Whether one or other appears older when they meet will depend upon which of the two starting positions you choose.

You can if you wish pick a third starting position, in which Peter and Michael are moving toward each other at near light speed in the frame of an observer stationary at a point mid-way between them. If they were both twenty years old simultaneously in the frame of that observer, they will have aged the same amount when they meet.

Answer 4

The question in the twins' experiment is how to get rid of acceleration. This can be done as follows:

Consider three observers, the Earth (E), a very distant planet (P) at a constant distance from Earth, and a spaceship (S). Clocks E and P are synchronized with the Einstein method and always remain synchronized.

S starts its journey from Earth accelerating for a short time and then stabilizes its speed. It is at this point that clock S synchronizes with clock E, marking the start of the experiment. It does not matter what the S did before this synchronization, so its acceleration is not included in the experiment.

Frame E&P: When S gets too close to P, it photographs the S and P clocks at the same time and then slows down and stops very quickly.

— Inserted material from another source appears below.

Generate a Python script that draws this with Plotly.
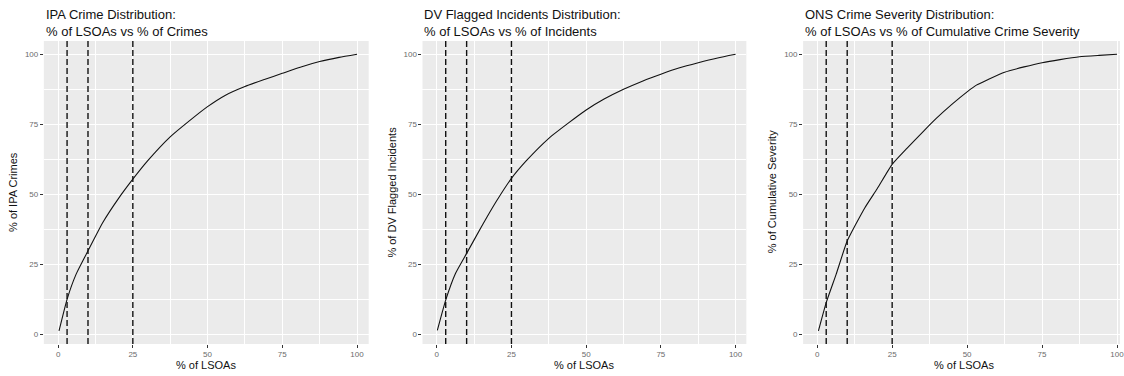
import plotly.graph_objects as go

# ---------------- data ----------------
ipa_x = [0.3, 3, 6, 10, 15, 20, 25, 30, 37.5, 44, 50, 56, 62.5, 69, 75, 81, 87.5, 94, 100]
ipa_y = [1.2, 12.5, 21.4, 29.8, 40.0, 48.2, 55.4, 62.0, 70.5, 76.3, 81.3, 85.4, 88.5, 91.0, 93.2, 95.4, 97.4, 98.9, 100]

dv_x = [0.2, 3, 6.3, 10, 15, 20, 25, 30, 37.5, 44, 50, 56, 62.5, 69, 75, 81, 87.5, 94, 100]
dv_y = [1.4, 12.2, 21.8, 28.9, 38.5, 47.6, 55.7, 62.0, 70.0, 75.4, 80.1, 84.0, 87.5, 90.5, 92.9, 95.1, 97.0, 98.7, 100]

ons_x = [0.4, 3, 6.3, 10, 15.9, 20, 25, 30, 35.5, 39.8, 45, 50, 53.1, 57, 62.5, 69, 75, 81, 87.5, 94, 100]
ons_y = [1.2, 11.3, 21.4, 33.3, 45.2, 52.0, 60.7, 66.5, 72.6, 77.2, 82.2, 86.6, 89.0, 91.0, 93.6, 95.5, 97.0, 98.1, 99.1, 99.6, 100]

cutoffs = [3, 10, 25]
tick_vals = [0, 25, 50, 75, 100]
tick_text = ["0", "25", "50", "75", "100"]

titles = [
    "IPA Crime Distribution:<br>% of LSOAs vs % of Crimes",
    "DV Flagged Incidents Distribution:<br>% of LSOAs vs % of Incidents",
    "ONS Crime Severity Distribution:<br>% of LSOAs vs % of Cumulative Crime Severity",
]
y_titles = ["% of IPA Crimes", "% of DV Flagged Incidents", "% of Cumulative Severity"]
x_title = "% of LSOAs"

# ---------------- layout geometry ----------------
W, H = 1124, 376
panels_px = [(44, 370), (424, 749), (806, 1124)]
x_ranges = [[-4.77, 103.9], [-4.77, 103.6], [-4.7, 101.0]]
plot_top, plot_bot = 41, 344
y_dom = [(H - plot_bot) / H, (H - plot_top) / H]
y_range = [-3.46, 104.75]

FONT = "Liberation Sans, Arial, sans-serif"

fig = go.Figure()
series = [(ipa_x, ipa_y), (dv_x, dv_y), (ons_x, ons_y)]

for i, (xs, ys) in enumerate(series):
    sfx = "" if i == 0 else str(i + 1)
    fig.add_trace(go.Scatter(
        x=xs, y=ys, mode="lines",
        line=dict(color="#111111", width=1.1, shape="spline", smoothing=0.5),
        xaxis="x" + sfx, yaxis="y" + sfx, showlegend=False, hoverinfo="skip",
    ))

axis_common = dict(
    tickmode="array", tickvals=tick_vals, ticktext=tick_text,
    ticks="outside", ticklen=3, tickwidth=1, tickcolor="#333333",
    tickfont=dict(family=FONT, size=8, color="#6b6b6b"),
    showgrid=True, gridcolor="white", gridwidth=1.2,
    zeroline=False, showline=False,
    minor=dict(tick0=0, dtick=12.5, showgrid=True, gridcolor="white", gridwidth=0.6, ticks=""),
)

layout = dict(
    width=W, height=H, autosize=False,
    margin=dict(l=0, r=0, t=0, b=0),
    paper_bgcolor="white", plot_bgcolor="#EBEBEB",
    showlegend=False,
)

annotations = []
shapes = []
for i in range(3):
    sfx = "" if i == 0 else str(i + 1)
    x0p, x1p = panels_px[i]
    layout["xaxis" + sfx] = dict(
        axis_common, domain=[x0p / W, x1p / W], range=x_ranges[i],
        anchor="y" + sfx, ticklabelstandoff=-1, ticklabeloverflow="allow",
    )
    layout["yaxis" + sfx] = dict(
        axis_common, domain=y_dom, range=y_range, anchor="x" + sfx,
    )
    # titles
    annotations.append(dict(
        text=titles[i], xref="paper", yref="paper",
        x=x0p / W, y=(H - 5) / H, xanchor="left", yanchor="top", align="left",
        showarrow=False, font=dict(family=FONT, size=13, color="#111111"),
    ))
    # x axis title
    annotations.append(dict(
        text=x_title, xref="paper", yref="paper",
        x=(x0p + x1p) / 2 / W if i < 2 else (x0p + 1128) / 2 / W,
        y=(H - 365) / H, xanchor="center", yanchor="middle",
        showarrow=False, font=dict(family=FONT, size=11, color="#111111"),
    ))
    # y axis title
    annotations.append(dict(
        text=y_titles[i], xref="paper", yref="paper",
        x=(x0p - 31) / W, y=(H - 192) / H, xanchor="center", yanchor="middle",
        textangle=-90, showarrow=False,
        font=dict(family=FONT, size=11, color="#111111"),
    ))
    for c in cutoffs:
        shapes.append(dict(
            type="line", xref="x" + sfx, yref="y" + sfx + " domain",
            x0=c, x1=c, y0=0, y1=1,
            line=dict(color="#111111", width=1.4, dash="6px,3px"),
        ))

layout["annotations"] = annotations
layout["shapes"] = shapes
fig.update_layout(**layout)

fig.write_html(
    "out.html",
    config={"displayModeBar": False},
    post_script="document.body.style.margin='0';document.body.style.padding='0';",
)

At that time the difference between S and P watches will not differ significantly from the difference shown in their photos. Note the difference of the photographed watches as D1=S-P.

In Frame E&P we examined the history in the common frame of reference of E and P. We will now look at the same story in the reference frame of S:

Frame S: When P gets too close to S, S photographs the clocks S and P at the same time, and then accelerates to immediately stabilize its speed relative to the speed of P. Note the difference of the photographed watches as D2=S-P.

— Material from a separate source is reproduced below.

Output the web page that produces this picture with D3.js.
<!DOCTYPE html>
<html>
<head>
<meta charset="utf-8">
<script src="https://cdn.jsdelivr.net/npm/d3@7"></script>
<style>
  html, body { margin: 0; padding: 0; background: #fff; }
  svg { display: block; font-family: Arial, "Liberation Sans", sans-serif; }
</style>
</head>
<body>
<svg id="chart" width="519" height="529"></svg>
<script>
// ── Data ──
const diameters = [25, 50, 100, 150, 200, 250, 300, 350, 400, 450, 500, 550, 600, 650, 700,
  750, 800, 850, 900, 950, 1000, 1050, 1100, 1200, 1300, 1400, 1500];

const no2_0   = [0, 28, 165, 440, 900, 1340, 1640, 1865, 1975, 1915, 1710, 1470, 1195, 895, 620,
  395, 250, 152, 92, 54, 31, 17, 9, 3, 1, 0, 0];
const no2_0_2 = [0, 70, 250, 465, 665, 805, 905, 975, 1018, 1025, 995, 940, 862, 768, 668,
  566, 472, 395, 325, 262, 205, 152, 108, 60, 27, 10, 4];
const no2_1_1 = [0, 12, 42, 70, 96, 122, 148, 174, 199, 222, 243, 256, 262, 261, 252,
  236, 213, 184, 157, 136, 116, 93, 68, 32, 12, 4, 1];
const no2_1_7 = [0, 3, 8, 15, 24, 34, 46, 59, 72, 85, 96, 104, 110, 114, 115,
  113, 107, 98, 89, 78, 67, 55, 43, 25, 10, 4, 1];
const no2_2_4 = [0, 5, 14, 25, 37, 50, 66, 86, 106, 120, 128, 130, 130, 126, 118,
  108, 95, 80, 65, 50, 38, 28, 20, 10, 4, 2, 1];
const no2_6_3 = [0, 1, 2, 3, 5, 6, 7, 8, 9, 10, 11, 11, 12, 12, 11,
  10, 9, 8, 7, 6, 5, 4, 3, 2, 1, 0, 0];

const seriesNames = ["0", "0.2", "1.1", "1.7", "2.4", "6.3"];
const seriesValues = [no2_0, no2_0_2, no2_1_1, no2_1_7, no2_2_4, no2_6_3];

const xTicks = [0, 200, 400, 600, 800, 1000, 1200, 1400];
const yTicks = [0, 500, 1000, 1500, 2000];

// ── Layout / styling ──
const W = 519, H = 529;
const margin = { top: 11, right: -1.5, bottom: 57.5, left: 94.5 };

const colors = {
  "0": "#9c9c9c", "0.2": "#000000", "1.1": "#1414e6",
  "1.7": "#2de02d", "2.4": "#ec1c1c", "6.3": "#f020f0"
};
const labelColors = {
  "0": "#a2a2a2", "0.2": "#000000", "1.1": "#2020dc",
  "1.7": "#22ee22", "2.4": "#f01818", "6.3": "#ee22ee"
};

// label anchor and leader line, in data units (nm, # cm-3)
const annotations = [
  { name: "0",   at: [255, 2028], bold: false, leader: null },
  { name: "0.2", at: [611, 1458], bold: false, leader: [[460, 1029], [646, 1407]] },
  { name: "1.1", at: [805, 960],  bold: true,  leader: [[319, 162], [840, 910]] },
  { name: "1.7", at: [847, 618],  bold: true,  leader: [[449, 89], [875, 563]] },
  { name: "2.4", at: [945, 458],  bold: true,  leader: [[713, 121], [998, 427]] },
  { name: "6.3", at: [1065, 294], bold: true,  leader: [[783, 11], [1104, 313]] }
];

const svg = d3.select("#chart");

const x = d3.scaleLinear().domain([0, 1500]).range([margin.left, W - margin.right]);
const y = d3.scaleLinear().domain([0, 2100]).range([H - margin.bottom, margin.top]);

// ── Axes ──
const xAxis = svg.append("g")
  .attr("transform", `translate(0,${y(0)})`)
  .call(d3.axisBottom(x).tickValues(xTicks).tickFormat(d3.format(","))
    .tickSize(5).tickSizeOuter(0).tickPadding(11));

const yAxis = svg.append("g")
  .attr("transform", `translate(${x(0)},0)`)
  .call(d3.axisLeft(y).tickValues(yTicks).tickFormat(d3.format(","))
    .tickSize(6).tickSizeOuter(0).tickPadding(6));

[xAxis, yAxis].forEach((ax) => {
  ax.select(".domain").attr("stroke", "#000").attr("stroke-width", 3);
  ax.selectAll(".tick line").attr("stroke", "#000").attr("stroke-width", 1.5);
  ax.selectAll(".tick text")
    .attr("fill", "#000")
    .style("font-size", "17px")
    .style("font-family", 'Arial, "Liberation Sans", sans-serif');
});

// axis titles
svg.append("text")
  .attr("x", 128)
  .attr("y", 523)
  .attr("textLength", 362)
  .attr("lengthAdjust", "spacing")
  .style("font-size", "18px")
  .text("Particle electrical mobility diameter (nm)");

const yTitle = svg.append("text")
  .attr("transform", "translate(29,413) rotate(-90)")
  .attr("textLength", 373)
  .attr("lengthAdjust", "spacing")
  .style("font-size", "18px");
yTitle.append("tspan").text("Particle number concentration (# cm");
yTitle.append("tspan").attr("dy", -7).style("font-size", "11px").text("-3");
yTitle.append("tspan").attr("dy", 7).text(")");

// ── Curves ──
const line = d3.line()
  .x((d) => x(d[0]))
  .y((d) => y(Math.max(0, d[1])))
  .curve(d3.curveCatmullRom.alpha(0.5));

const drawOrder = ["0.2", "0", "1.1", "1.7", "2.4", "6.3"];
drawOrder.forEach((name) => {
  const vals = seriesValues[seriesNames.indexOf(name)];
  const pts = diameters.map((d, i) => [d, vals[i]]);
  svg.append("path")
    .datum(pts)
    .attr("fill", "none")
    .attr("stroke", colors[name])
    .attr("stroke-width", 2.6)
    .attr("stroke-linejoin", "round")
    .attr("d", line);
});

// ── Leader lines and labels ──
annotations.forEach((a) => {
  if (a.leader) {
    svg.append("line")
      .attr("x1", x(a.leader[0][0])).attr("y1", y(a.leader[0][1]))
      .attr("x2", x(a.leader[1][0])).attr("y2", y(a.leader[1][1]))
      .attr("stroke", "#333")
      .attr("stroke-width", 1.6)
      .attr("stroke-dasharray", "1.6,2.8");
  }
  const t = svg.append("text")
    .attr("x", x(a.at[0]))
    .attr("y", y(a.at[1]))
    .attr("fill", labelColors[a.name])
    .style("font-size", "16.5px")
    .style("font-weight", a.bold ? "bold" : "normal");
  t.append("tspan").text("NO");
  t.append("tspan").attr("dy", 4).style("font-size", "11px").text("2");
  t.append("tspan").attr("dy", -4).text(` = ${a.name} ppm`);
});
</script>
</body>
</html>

After doing the above calculations or your assumptions, you will have already found that D1=D2. The reason is obvious, since both measurements are different aspects of the same event so it is not possible for the measurements to be different.

The possible differences of the measurements D1 and D2 (D1=D2=D) are D<0, D>0 and D=0. If your calculations or estimates show that it is D<0 or D>0, then you should satisfactorily explain how this happens, since the alternative stories (of the same event) are equivalent, as there is no acceleration. The only justified measurement is D=0, which means that the photographed clocks S and P show the same time. So since it is S=P, it will also be S=E, that is, at the end of the experiment all three clocks are in sync.